“Say What?”


You remember them…those famous quotations that immortalized the heroes of the American Revolution.  Who can forget Patrick Henry’s, “Give me liberty or give me death,” or John Paul Jones’, “I have not yet begun to fight?”  “Don’t shoot until you see the whites of their eyes,” will always be associated with the heroes of   Bunker Hill.  And we all know that the ‘Big Guy’ himself, George Washington, said, “I can’t tell a lie.”  Right?

Uh, actually, probably not.

Granted, our first President had a reputation among many of his fellow founding brothers for his honesty.  We even know that a fifteen-year-old George wrote “Be not apt to relate news if you know not the truth thereof.” But frankly, there’s no record of his ever having said, “I can’t tell a lie,” at least not until 1808, years after Washington’s death, when Mason Locke Weems wrote his bestseller, The Life of Washington.  That’s where we first hear the story of George and that unlucky cherry tree.  Weems’ source?  An unnamed “excellent lady” who told Weems an anecdote that was “too true to be doubted.” No doubt, she also sold Weems a bridge in Brooklyn.

How about, “Don’t shoot until you see the whites of their eyes?” Weems again.  This time, Weems was writing about the Battle of Bunker Hill, which was probably named after the wrong hill (it’s okay to say, “I’m so confused.”).  A British historian reported that the ‘whites-of-the-eyes’ order was given by a Prussian general 30 years earlier in a different battle, in a different war, and on a different continent. True, the initial success of the Patriots at Breed’s Hill can be credited to the fact that they were able to get off devastating volleys of musket fire at close range against the British regulars.  But according to the book Bunker Hill, that’s because our boys were ordered not to shoot until they “could see the enemy’s half-gaiters.”

“Give me liberty or give me death?”  Patrick Henry may have used this phrase in his 1775 speech, but we have no contemporary record of it.  In fact, Henry’s speech wasn’t ‘reconstructed’ until 33 years after the speech was delivered. As his source, the author used the recollections of several of the delegates who were present.  But Henry was famous for giving blustery speeches in which, according to Thomas Jefferson, one might get the meaning without remembering the words.  Perhaps the listeners remember the words from a popular play, Cato, A Tragedy, from 1712, in which the hero says, “It is not now time to talk of aught/But chains or conquest, liberty or death.”

And does Cato’s regret that he “can die but once for my country” sound suspiciously like Nathan Hale’s regret that he has “only one life to give for my country?”  Hale was caught in an ill-conceived attempt to spy on the British after the Battle of Long Island.
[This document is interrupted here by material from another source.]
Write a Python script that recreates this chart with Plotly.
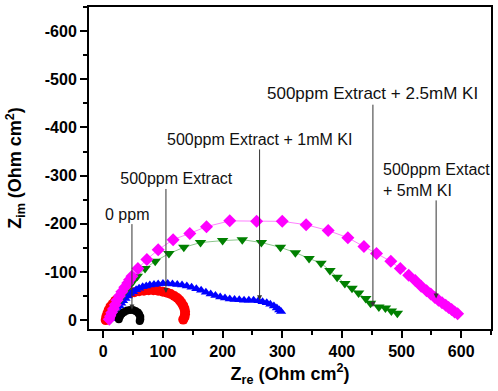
import plotly.graph_objects as go

# ---------------- data ----------------
x_ticks = [0, 100, 200, 300, 400, 500, 600]
y_ticks = [0, -100, -200, -300, -400, -500, -600]

ppm0_zre = [26, 28, 31, 35, 40, 45, 50, 54, 58, 60, 62, 62, 61]
ppm0_zim = [-2, -8, -13, -17, -20, -21, -21, -19, -16, -12, -7, -2, 2]

ext_zre = [4, 5, 7, 9, 12, 16, 20, 25, 31, 38, 45, 52, 60, 68, 76, 84, 92, 100, 107, 113,
           119, 124, 128, 131, 134, 136, 137, 137, 136, 134]
ext_zim = [0, -7, -14, -21, -28, -34, -40, -45, -49, -53, -56, -58, -60, -61, -62, -62, -61,
           -59, -57, -54, -50, -46, -41, -36, -30, -24, -18, -12, -6, -1]

ki1_zre = [15, 17, 19, 21, 24, 27, 30, 33, 37, 41, 45, 50, 55, 60, 66, 72, 78, 85, 92, 100,
           108, 116, 124, 132, 140, 148, 156, 164, 172, 180, 188, 196, 204, 212, 220, 228,
           236, 244, 252, 260, 267, 274, 280, 286, 291, 295, 298]
ki1_zim = [-3, -8, -14, -19, -25, -30, -35, -40, -45, -50, -55, -59, -63, -66, -69, -71, -73,
           -74, -75, -76, -76, -75, -74, -73, -71, -68, -65, -62, -58, -54, -51, -48, -46,
           -44, -43, -42, -41, -41, -41, -40, -38, -36, -33, -29, -25, -21, -18]

ki25_zre = [12, 14, 17, 20, 24, 28, 33, 38, 44, 50, 57, 70, 87, 110, 135, 163, 200, 233, 265,
            297, 322, 345, 365, 380, 392, 405, 417, 428, 440, 448, 462, 473, 483, 493]
ki25_zim = [-2, -9, -17, -26, -35, -44, -54, -63, -72, -81, -91, -107, -122, -138, -151, -161,
            -165, -167, -161, -151, -140, -128, -118, -103, -89, -76, -66, -56, -45, -35, -27,
            -25, -19, -14]

ki5_zre = [10, 12, 14, 17, 20, 23, 27, 31, 36, 41, 44, 48, 58, 73, 92, 117, 145, 173, 212, 257,
           300, 340, 377, 410, 437, 458, 482, 498, 512, 523, 533, 542, 549, 556, 562, 568, 574,
           579, 584, 589, 594]
ki5_zim = [-2, -8, -15, -23, -32, -41, -50, -59, -68, -77, -84, -91, -107, -126, -146, -167,
           -180, -194, -206, -205, -205, -198, -186, -171, -153, -138, -122, -107, -93, -82,
           -70, -61, -54, -47, -41, -36, -31, -26, -22, -17, -13]

labels = ["0 ppm&nbsp;&nbsp;", "&nbsp;&nbsp;&nbsp;&nbsp;&nbsp;500ppm Extract",
          "500ppm Extract + 1mM KI", "500ppm Extract + 2.5mM KI",
          "500ppm Extact<br>+ 5mM KI"]
label_size = [16, 16, 16, 17, 16]
# arrow tips and label centres (arrow tails), data coords
arrow_x = [48, 105, 262, 452, 558]
arrow_tip = [-22, -56, -41, -27, -45]
label_y = [-220, -293, -375, -470, -291]

FONT = "Liberation Sans, Arial, sans-serif"

fig = go.Figure()

fig.add_trace(go.Scatter(x=ext_zre, y=ext_zim, mode="markers",
                         marker=dict(symbol="circle", size=10, color="#FF0000"),
                         showlegend=False))
fig.add_trace(go.Scatter(x=ki1_zre, y=ki1_zim, mode="lines+markers",
                         line=dict(color="rgba(0,0,255,0.5)", width=1),
                         marker=dict(symbol="triangle-up", size=9, color="#0000FF"),
                         showlegend=False))
fig.add_trace(go.Scatter(x=ki25_zre, y=ki25_zim, mode="lines+markers",
                         line=dict(color="rgba(0,128,0,0.45)", width=1),
                         marker=dict(symbol="triangle-down", size=10, color="#008000"),
                         showlegend=False))
fig.add_trace(go.Scatter(x=ki5_zre, y=ki5_zim, mode="lines+markers",
                         line=dict(color="rgba(255,0,255,0.5)", width=1),
                         marker=dict(symbol="diamond", size=10, color="#FF00FF"),
                         showlegend=False))
fig.add_trace(go.Scatter(x=ppm0_zre, y=ppm0_zim, mode="markers",
                         marker=dict(symbol="circle", size=8, color="#000000"),
                         showlegend=False))

annotations = []
for i in range(len(labels)):
    annotations.append(dict(x=arrow_x[i], y=arrow_tip[i], ax=arrow_x[i], ay=label_y[i],
                            xref="x", yref="y", axref="x", ayref="y", text=labels[i],
                            showarrow=True, arrowhead=2, arrowsize=1, arrowwidth=1,
                            arrowcolor="#333333", align="left", borderpad=1,
                            font=dict(family=FONT, size=label_size[i], color="#111111")))

axis_common = dict(showline=True, linewidth=2, linecolor="black", mirror=True,
                   ticks="outside", ticklen=7, tickwidth=1.5, tickcolor="black",
                   showgrid=False, zeroline=False,
                   tickfont=dict(family=FONT, size=16, color="black", weight="bold"),
                   minor=dict(ticks="outside", ticklen=4, tickwidth=1.5, tickcolor="black",
                              dtick=50, showgrid=False))

fig.update_layout(
    width=498, height=391,
    margin=dict(l=89, r=5, t=5, b=62),
    paper_bgcolor="white", plot_bgcolor="white",
    annotations=annotations,
    xaxis=dict(range=[-24, 650], tickvals=x_ticks, ticktext=[str(v) for v in x_ticks],
               title=dict(text="Z<sub>re</sub> (Ohm cm<sup>2</sup>)", standoff=8,
                          font=dict(family=FONT, size=18, color="black", weight="bold")),
               **axis_common),
    yaxis=dict(range=[18.5, -650], tickvals=y_ticks, ticktext=[str(v) for v in y_ticks],
               title=dict(text="Z<sub>im</sub> (Ohm cm<sup>2</sup>)", standoff=18,
                          font=dict(family=FONT, size=18, color="black", weight="bold")),
               **axis_common),
)

fig.write_html("out.html", config={"displayModeBar": False},
               post_script="document.body.style.margin='0';document.body.style.overflow='hidden';")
No American was present at Hale’s execution, and what Hale said wasn’t recorded. Instead, we have the statement of a British officer who was present and told an American officer that Hale had died honorably. The American officer was William Hull, Hale’s college buddy and a fellow member of Yale’s literary club, where they both (coincidentally?) had studied Cato.

Then, there’s John Paul Jones.  Jones had been involved in a bloody sea battle with a British ship off the coast of England.  Nearly half the men on both ships had been killed or wounded, and Jones’ ship was literally sinking out from under him.  But when asked whether he was ready to surrender, John Paul Jones is supposed to have replied, “I have not yet begun to fight!” and went on to win the battle.

What did Jones really say? According to eye-witness accounts, the noise of the cannon firing and of the men dying around him was so loud that no one, even the people standing nearest to Jones, could hear what he said.  One of Jones’ officers tried to surrender, at which point Jones tried to shoot the man; when his pistol misfired, Jones knocked him out with the butt of his gun.  Decades later, an elderly veteran of the battle is quoted as recalling that Jones told the British captain that he hadn’t even started fighting.  But in a report that Jones himself wrote to Benjamin Franklin just weeks after the battle, Jones quotes what he said when he was asked to surrender, without ever mentioning the words that have come down to us through more than 230 years of history.

What can we get from this?  Disappointingly, we find that famous people didn’t always say those famous things that we were taught they said. And yet, by looking more deeply at what actually happened, we discover that these misquoted heroes turn out to be bigger and better than we thought they were.  Patrick Henry was actually risking his life when he gave his “liberty or death” speech; in fact, the entire group he was speaking to was meeting in hiding because they believed that if they were caught, they could be hanged as traitors.  Tragically, whether they saw the whites of their enemies’ eyes or not, many of the young Americans who fought on Breed’s Hill died that day at the hands of their enemy, or died later in British prisons.  John Paul Jones persevered and won a battle he should have lost, inspiring a nation and generations of American sailors to come. And Nathan Hale, at 21, really did give the only life he had for his country.

So, maybe George never said, “I can’t tell a lie.”  Who cares?  The truth behind the words is what matters.